The Queen and I

Something happened this afternoon that I am still “having big feelings over” as the kids say. No pics from today, the image is from April, when I saw a yellow jacket struggling on a chilly evening, the first YJ of the year. That’s her in the photo below. I brought her inside and let her hang out overnight in a vented jar, then released her the following morning. After looking at the photos I took of her, I realized she was a young queen. When I posted about it on Facebook, some friends kvetched about me releasing a YJ queen when I should have smashed her. But I felt only that she was a living thing who needed some help. YJs are more important to their ecosystem than humans are, so sit with that truth for a while, why don’t you.

Fast forward to this afternoon…

I was deep in edits in the home office when I became aware of a buzzing around me. I thought at first it was a fly. On a nice day like this, I leave the back door open and flies occasionally come in, though Tyche dispatches them quickly. Without looking up from my screen I realized the buzzing was not fly-like. I thought maybe a bumblebee got in and wanted to make sure it got out safely before Tyche, who was napping, went for it.

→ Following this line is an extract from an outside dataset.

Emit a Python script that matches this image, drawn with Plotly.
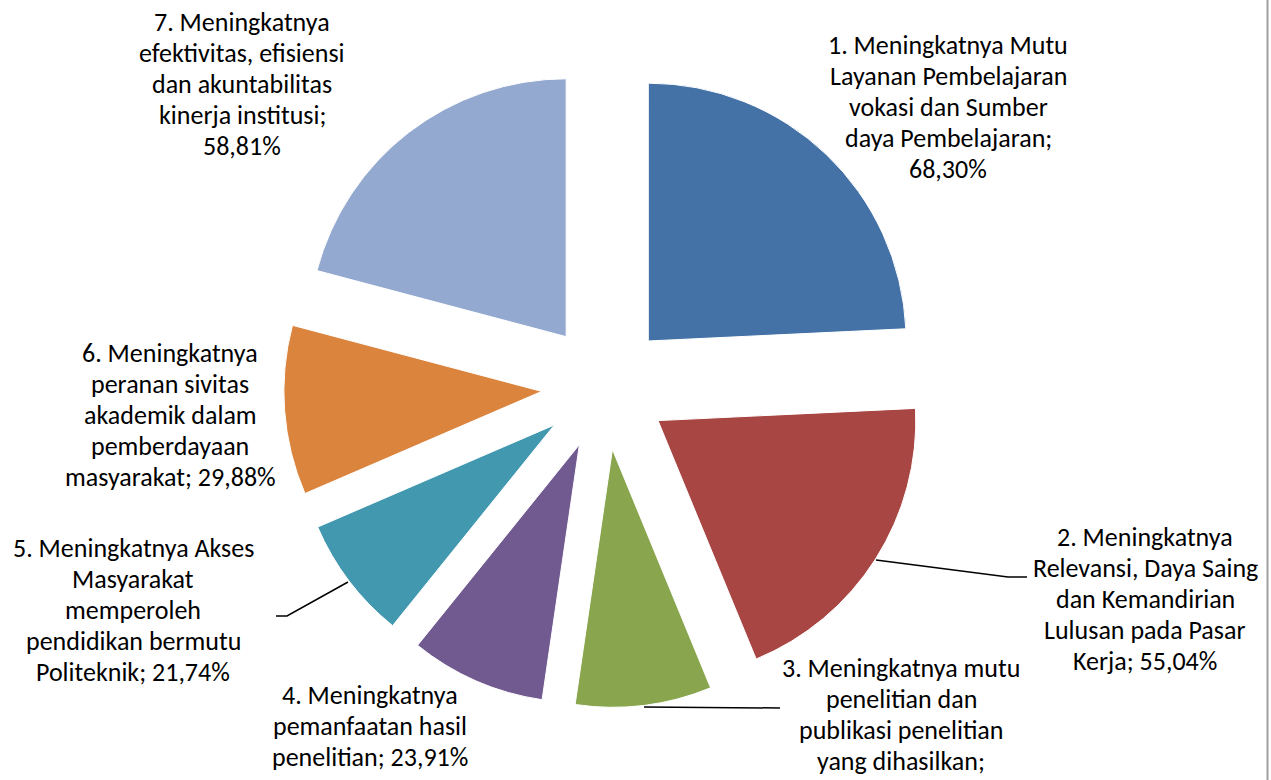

I looked up and saw it was a yellow jacket. It was loud, way louder than they usually are, and I realized that was because it was big. She paused on the wall right above my laptop and I got a good look at her. It was a queen, which is weird, because as far as I know YJ queens don’t leave their nest after they establish it. I got up to open the window screen and she flew in lazy figure 8s around my head, just a couple inches away, for a few seconds, sat on the windowsill briefly, and then flew out the open window.

My thought, at the time, was, “Wow, that was the biggest yellow jacket I’ve seen since…” and only then did I remember the young queen who overnighted in my kitchen back in April.

It may have been her. It may have been her daughter. It may have been a completely random yellow jacket queen who decided to enter my house through the open back door, pass through the kitchen and then make a series of turns to find herself in my home office.

But something about her behavior, the lack of aggression, the figure 8s (something honey bees do as part of their communication), made me believe it was her. The life cycle of yellow jacket queens ends in autumn, after they have laid the egg that will overwinter and become the queen for the next year. There is no reason, as far as I know and as far as Google tells me, a mature queen would be out of her nest this time of year. But there she was.

I feel like she was saying goodbye, and maybe thank you for not smooshing me or letting me freeze to death back in April. Whether it was her or not, I hope she had a good life, and that no human gassed her nest or set it on fire or smothered it in a garbage bag. Be well, my queen, and be at peace.